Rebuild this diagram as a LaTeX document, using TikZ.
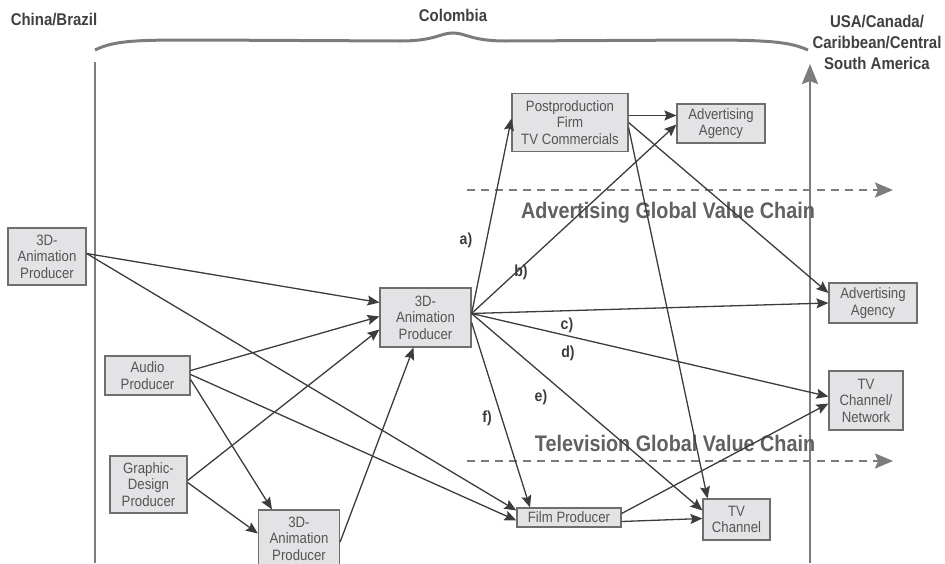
\documentclass[tikz,border=0pt]{standalone}
\usepackage{fontspec}
\setmainfont{Liberation Sans}[FakeStretch=0.88]
\usetikzlibrary{arrows.meta}
\definecolor{boxfill}{HTML}{E3E3E5}
\definecolor{boxline}{HTML}{6E6E6E}
\definecolor{boxtext}{HTML}{555555}
\definecolor{arrowc}{HTML}{3C3C3C}
\definecolor{guide}{HTML}{7C7C7C}
\tikzset{
	firm/.style = {draw=boxline, fill=boxfill, line width=1.2pt, align=center,
		inner sep=0pt, text=boxtext, font=\fontsize{15}{16.5}\selectfont},% entreprise
	region/.style = {font=\bfseries\fontsize{17}{21}\selectfont, text=black!75,
		align=center},% pays
	chain/.style = {font=\bfseries\fontsize{22.5}{26}\selectfont, text=black!62},% chaine de valeur
	lbl/.style = {font=\bfseries\fontsize{16}{18}\selectfont, text=arrowc},% etiquette
	link/.style = {draw=arrowc, line width=1.3pt,
		-{Stealth[length=12pt,width=10pt,inset=2pt]}},% lien
	flow/.style = {draw=guide, line width=2.2pt, dash pattern=on 8pt off 6pt,
		-{Stealth[length=18pt,width=15pt,inset=3pt]}}% fleche en pointilles
}

\begin{document}
\begin{tikzpicture}[x=1pt,y=-1pt]
\useasboundingbox (0,0) rectangle (945,563);

% regions
\node [region] (china) at (54,20) {China/Brazil};
\node [region] (colombia) at (453,15) {Colombia};
\node [region] (usa) at (877,42) {USA/Canada/\\Caribbean/Central\\South America};
\draw [guide, line width=3pt] (95,50) .. controls (115,40) and (140,40) .. (200,40)
	-- (400,41) .. controls (435,41) and (440,33) .. (453,33)
	.. controls (466,33) and (471,41) .. (506,41)
	-- (705,40) .. controls (770,40) and (790,42) .. (808,50);
\draw [guide, line width=2.5pt] (95,62) -- (95,563);
\draw [guide, line width=2.5pt, -{Stealth[length=20pt,width=16pt,inset=3pt]}] (810,563) -- (810,64);

% chaines de valeur
\draw [flow] (467,190) -- (893,190);
\draw [flow] (467,461) -- (893,461);
\node [chain] (adchain) at (668,213) {Advertising Global Value Chain};
\node [chain] (tvchain) at (675,443) {Television Global Value Chain};

% entreprises
\node [firm, minimum width=78, minimum height=57] (anL) at (47,256.5) {3D-\\Animation\\Producer};
\node [firm, minimum width=85, minimum height=39] (audio) at (147.5,375.5) {Audio\\Producer};
\node [firm, minimum width=77, minimum height=57] (graphic) at (148.5,484.5) {Graphic-\\Design\\Producer};
\node [firm, minimum width=81, minimum height=57] (anB) at (299,538.5) {3D-\\Animation\\Producer};
\node [firm, minimum width=91, minimum height=59] (anC) at (425.5,317.5) {3D-\\Animation\\Producer};
\node [firm, minimum width=116, minimum height=58] (post) at (570,122.5) {Postproduction\\Firm\\TV Commercials};
\node [firm, minimum width=88, minimum height=39] (adTop) at (721,123.5) {Advertising\\Agency};
\node [firm, minimum width=88, minimum height=40] (adRight) at (873,303) {Advertising\\Agency};
\node [firm, minimum width=74, minimum height=59] (tvNet) at (866,400.5) {TV\\Channel/\\Network};
\node [firm, minimum width=104, minimum height=19] (film) at (569,517.5) {Film Producer};
\node [firm, minimum width=67, minimum height=41] (tvCh) at (736.5,519.5) {TV\\Channel};

% liens
\draw [link] ([yshift=3]anL.east) -- ([yshift=15]anC.west);
\draw [link] ([yshift=3]anL.east) -- ([yshift=7]film.west);
\draw [link] ([yshift=5]audio.east) -- ([yshift=1]anC.west);
\draw [link] ([yshift=1]audio.east) -- ([yshift=-3]film.west);
\draw [link] ([yshift=-4]audio.east) -- ([xshift=-27]anB.north);
\draw [link] ([yshift=4]graphic.east) -- ([yshift=-12]anC.west);
\draw [link] ([yshift=2]graphic.east) -- ([yshift=5]anB.west);
\draw [link] ([yshift=-3.5]anB.east) -- ([xshift=-12]anC.south);

\coordinate (hub) at ([yshift=4]anC.east);
\draw [link] (hub) -- ([yshift=4]post.west);
\draw [link] (hub) -- ([yshift=-1]adTop.west);
\draw [link] (hub) -- (adRight.west);
\draw [link] (hub) -- ([yshift=4]tvNet.west);
\draw [link] (hub) -- ([yshift=9]tvCh.west);
\draw [link] ([yshift=-5]anC.east) -- ([xshift=-39]film.north);

\draw [link] ([yshift=7]post.east) -- ([yshift=8]adTop.west);
\draw [link] (post.east) -- ([yshift=10]adRight.west);
\draw [link] ([yshift=-5]post.east) -- ([xshift=-29]tvCh.north);
\draw [link] ([yshift=-4]film.east) -- ([yshift=1]tvCh.west);
\draw [link] ([yshift=4]film.east) -- ([yshift=-3]tvNet.west);

% etiquettes
\node [lbl] (la) at (466,240) {a)};
\node [lbl] (lb) at (521,272) {b)};
\node [lbl] (lc) at (567,325) {c)};
\node [lbl] (ld) at (568,353) {d)};
\node [lbl] (le) at (541,397) {e)};
\node [lbl] (lf) at (487,418) {f)};
\end{tikzpicture}
\end{document}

* _What the task requires_: Restate the entire listing word for word, excluding pictures.

* _Result of this task_:
Rebuild this diagram as a LaTeX document, using TikZ.
\documentclass[tikz,border=0pt]{standalone}
\usepackage{fontspec}
\setmainfont{Liberation Sans}[FakeStretch=0.88]
\usetikzlibrary{arrows.meta}
\definecolor{boxfill}{HTML}{E3E3E5}
\definecolor{boxline}{HTML}{6E6E6E}
\definecolor{boxtext}{HTML}{555555}
\definecolor{arrowc}{HTML}{3C3C3C}
\definecolor{guide}{HTML}{7C7C7C}
\tikzset{
	firm/.style = {draw=boxline, fill=boxfill, line width=1.2pt, align=center,
		inner sep=0pt, text=boxtext, font=\fontsize{15}{16.5}\selectfont},% entreprise
	region/.style = {font=\bfseries\fontsize{17}{21}\selectfont, text=black!75,
		align=center},% pays
	chain/.style = {font=\bfseries\fontsize{22.5}{26}\selectfont, text=black!62},% chaine de valeur
	lbl/.style = {font=\bfseries\fontsize{16}{18}\selectfont, text=arrowc},% etiquette
	link/.style = {draw=arrowc, line width=1.3pt,
		-{Stealth[length=12pt,width=10pt,inset=2pt]}},% lien
	flow/.style = {draw=guide, line width=2.2pt, dash pattern=on 8pt off 6pt,
		-{Stealth[length=18pt,width=15pt,inset=3pt]}}% fleche en pointilles
}

\begin{document}
\begin{tikzpicture}[x=1pt,y=-1pt]
\useasboundingbox (0,0) rectangle (945,563);

% regions
\node [region] (china) at (54,20) {China/Brazil};
\node [region] (colombia) at (453,15) {Colombia};
\node [region] (usa) at (877,42) {USA/Canada/\\Caribbean/Central\\South America};
\draw [guide, line width=3pt] (95,50) .. controls (115,40) and (140,40) .. (200,40)
	-- (400,41) .. controls (435,41) and (440,33) .. (453,33)
	.. controls (466,33) and (471,41) .. (506,41)
	-- (705,40) .. controls (770,40) and (790,42) .. (808,50);
\draw [guide, line width=2.5pt] (95,62) -- (95,563);
\draw [guide, line width=2.5pt, -{Stealth[length=20pt,width=16pt,inset=3pt]}] (810,563) -- (810,64);

% chaines de valeur
\draw [flow] (467,190) -- (893,190);
\draw [flow] (467,461) -- (893,461);
\node [chain] (adchain) at (668,213) {Advertising Global Value Chain};
\node [chain] (tvchain) at (675,443) {Television Global Value Chain};

% entreprises
\node [firm, minimum width=78, minimum height=57] (anL) at (47,256.5) {3D-\\Animation\\Producer};
\node [firm, minimum width=85, minimum height=39] (audio) at (147.5,375.5) {Audio\\Producer};
\node [firm, minimum width=77, minimum height=57] (graphic) at (148.5,484.5) {Graphic-\\Design\\Producer};
\node [firm, minimum width=81, minimum height=57] (anB) at (299,538.5) {3D-\\Animation\\Producer};
\node [firm, minimum width=91, minimum height=59] (anC) at (425.5,317.5) {3D-\\Animation\\Producer};
\node [firm, minimum width=116, minimum height=58] (post) at (570,122.5) {Postproduction\\Firm\\TV Commercials};
\node [firm, minimum width=88, minimum height=39] (adTop) at (721,123.5) {Advertising\\Agency};
\node [firm, minimum width=88, minimum height=40] (adRight) at (873,303) {Advertising\\Agency};
\node [firm, minimum width=74, minimum height=59] (tvNet) at (866,400.5) {TV\\Channel/\\Network};
\node [firm, minimum width=104, minimum height=19] (film) at (569,517.5) {Film Producer};
\node [firm, minimum width=67, minimum height=41] (tvCh) at (736.5,519.5) {TV\\Channel};

% liens
\draw [link] ([yshift=3]anL.east) -- ([yshift=15]anC.west);
\draw [link] ([yshift=3]anL.east) -- ([yshift=7]film.west);
\draw [link] ([yshift=5]audio.east) -- ([yshift=1]anC.west);
\draw [link] ([yshift=1]audio.east) -- ([yshift=-3]film.west);
\draw [link] ([yshift=-4]audio.east) -- ([xshift=-27]anB.north);
\draw [link] ([yshift=4]graphic.east) -- ([yshift=-12]anC.west);
\draw [link] ([yshift=2]graphic.east) -- ([yshift=5]anB.west);
\draw [link] ([yshift=-3.5]anB.east) -- ([xshift=-12]anC.south);

\coordinate (hub) at ([yshift=4]anC.east);
\draw [link] (hub) -- ([yshift=4]post.west);
\draw [link] (hub) -- ([yshift=-1]adTop.west);
\draw [link] (hub) -- (adRight.west);
\draw [link] (hub) -- ([yshift=4]tvNet.west);
\draw [link] (hub) -- ([yshift=9]tvCh.west);
\draw [link] ([yshift=-5]anC.east) -- ([xshift=-39]film.north);

\draw [link] ([yshift=7]post.east) -- ([yshift=8]adTop.west);
\draw [link] (post.east) -- ([yshift=10]adRight.west);
\draw [link] ([yshift=-5]post.east) -- ([xshift=-29]tvCh.north);
\draw [link] ([yshift=-4]film.east) -- ([yshift=1]tvCh.west);
\draw [link] ([yshift=4]film.east) -- ([yshift=-3]tvNet.west);

% etiquettes
\node [lbl] (la) at (466,240) {a)};
\node [lbl] (lb) at (521,272) {b)};
\node [lbl] (lc) at (567,325) {c)};
\node [lbl] (ld) at (568,353) {d)};
\node [lbl] (le) at (541,397) {e)};
\node [lbl] (lf) at (487,418) {f)};
\end{tikzpicture}
\end{document}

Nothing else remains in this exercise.